You’re asking a very important question, which is how do you become an artist who is going to hopefully be working for decades? Some of the greatest artists I’ve known in my lifetime were working right to the last day of their life and that includes people like John Gardner, who tragically died in a motorcycle accident in 1982.

Being an artist is a particular way of being in the world. You don’t choose it the way that you choose a job or a vocation. It chooses you. You find that because you love art and you love philosophy, you love ideas, you are ready to make personal sacrifices in order to enrich literary culture. And that’s just the attitude that you have to have. You’re not doing this for the money or for ego reasons like fame or fortune. You’re doing this because you have been enriched yourself by the beauty that you found in writing and the arts and you want, if you’re lucky, to contribute to that.

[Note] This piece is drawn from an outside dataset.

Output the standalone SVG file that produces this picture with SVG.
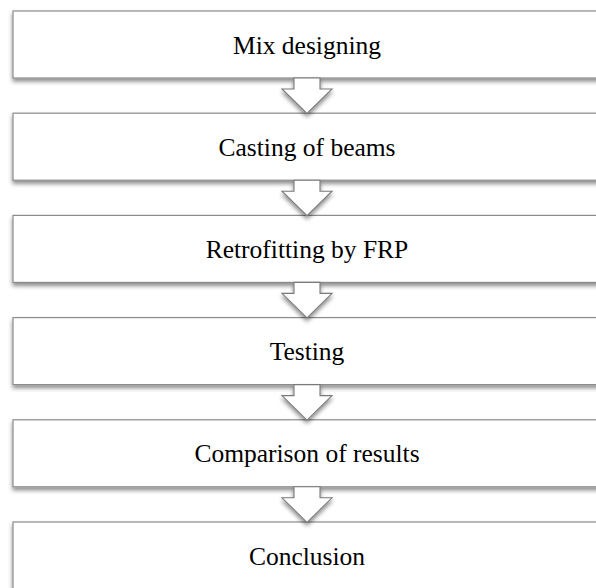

Naturally, you want to help your students to contribute. So you provide them with courses in writing and then you try to help them get published in the spirit of enriching literary culture in America.

What else do you want Tricycle readers to know about your new book?
Whether they’re just readers or they’re writers, whether they’re beginners or veteran writers, I hope they will find something useful on the pages for their own creative practice. And maybe their spiritual practice, too, because I come at this book from a very Buddhist perspective. I hope it’s kind of book that will inspire people who are doing creative work and also give them useful and practical tools for their own writing lives.

The Way of the Writer: Reflections on the Art and Craft of Storytelling is available from Scribner on Dec. 6.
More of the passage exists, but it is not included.